A Bobigny, variations autour de «qu'est-ce qu'être français?»

Publié le par noureddine elkarati

Reportage

Le débat sur l'identité nationale orchestré par le ministre de l'Immigration Eric Besson suit son cours dans les préfectures. Exemple en Seine-Saint-Denis, pour un débat plutôt décousu.

Par CORDÉLIA BONAL

(C.B.)

Comme une légère appréhension. En laissant la parole à la salle, Nacer Meddah, préfet de Seine-Saint-Denis, conclut: «J'espère que les échanges seront emprunts de dignité.» Il insiste, «de di-gni-té», l'air de se demander quelle tournure va bien pouvoir prendre ce débat sur l'identité nationale organisé ce jeudi soir dans la grande salle de sa préfecture, à Bobigny. Le premier débat du genre en Seine-Saint-Denis, département emblématique de la «diversité» s'il en est.
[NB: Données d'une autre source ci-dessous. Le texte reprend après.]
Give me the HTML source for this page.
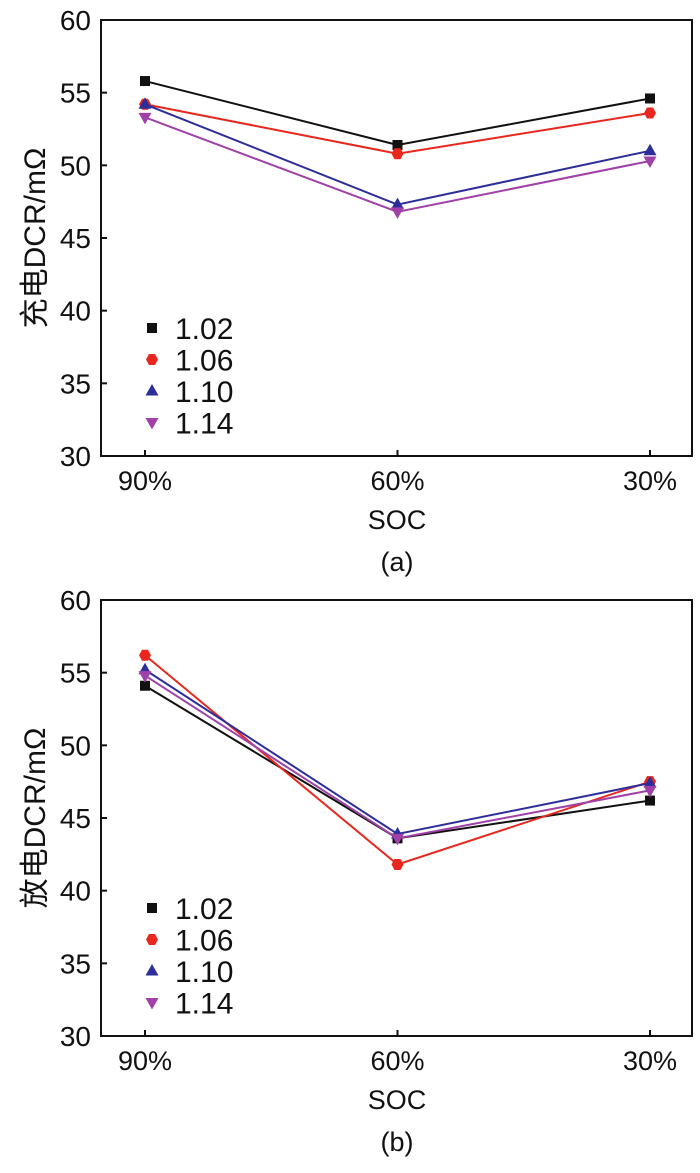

Pour donner un peu d'assise au très flottant sujet du jour, «qu'est-ce qu'être français», la parole est d'abord prudemment donnée à une demi-douzaine d'intervenants: un historien, une militante féministe, un juriste, une proviseure... Qui tour à tour parlent laïcité, Etat de droit, mérite, condition des femmes, jeunesse des quartiers...  Face à eux, la salle, attentive, opine du chef. Au moins 200 personnes, toutes couleurs de peau. Peu de jeunes. Des associatifs, des élus, des enseignants, quelques étudiants, pour la plupart invités par la préfecture. Et en majorité acquis au principe du débat, ceux qui ne l'étaient pas ayant fait savoir qu'ils déclinaient l'invitation - pour cause de «lepénisation de esprits» a par exemple invoqué la ligue des droits de l'homme.

Le juriste, un peu confus, achève son intervention devant quelques baillements. Regain d'attention quand le micro commence à circuler. Un quadra en costume, né en Algérie et arrivé en France «avec cent francs en poche», explique qu'il a «choisi» d'être français, qu'il a d'ailleurs prénommé son aîné Jacques et que «les premiers à se moquer de son nom sont les jeunes de banlieue. Pourquoi, le 93 c'est pas un département français?» Une prof d'éco pense qu'«il faut construire un statut des travailleurs migrants». Un jeune, qui se définit comme maghrébin et militant de droite, trouve qu'être français, «c'est respecter des valeurs» et tient à «remercier les hôtesses» pour l'organisation du débat.

«On ne devrait pas parler de Karcher»

Les interventions se suivent sans rebondir les unes aux autres, très vite ça part dans tous les sens. Le public, de plus en plus dissipé, s'impatiente, commente à qui mieux-mieux et de moins en moins bas. Une femme répète l'air pincé «mais qu'est-ce que c'est que ça, mais qu'est-ce que c'est que ça» dès qu'elle n'est pas d'accord, et elle semble rarement d'accord. Deux rangées se vident quand un ancien combattant très en verve se met à digresser sur la «dégradation de la planète», une troisième quand il en est aux «enfants qui meurent toutes les quatre secondes».

Un étudiant (de gauche) doit s'interrompre sous les huées pour s'être aventuré à parler d'un «débat souillé par le Président de la République». Même sort pour cette dame de la Ligue de l'enseignement qui s'interroge sur les «soupçons de nationalisme et de xénophobie» véhiculés par le débat. A tel point qu'un troisième, «kabyle-auvergnat», moustache et petites lunettes, prévient d'emblée: «Je demande d'avance pardon à ceux qui trouveront mes propos choquants, vous pourrez toujours me casser la gueule après». Que dit-il? Qu'il trouve «un peu bizarre que l'on décide de définir ce qu'est un bon citoyen.» Et que dans la France qu'il aime, celle «de Zola, de Dreyfus, de Simone Veil», «on ne devrait pas parler de Karcher». Ça ne loupe pas: soupirs excédés dans la salle, il rend le micro avant d'avoir fini.

Ces deux heures n'auront en revanche entamé en rien l'optimisme d'Eric Raoult, à qui est revenu le mot de la fin. Le député UMP de Seine-Saint-Denis et maire du Raincy a trouvé le débat «très beau, très émouvant». Tellement fertile, en fait, qu'il faudrait selon lui en tenir «un par an».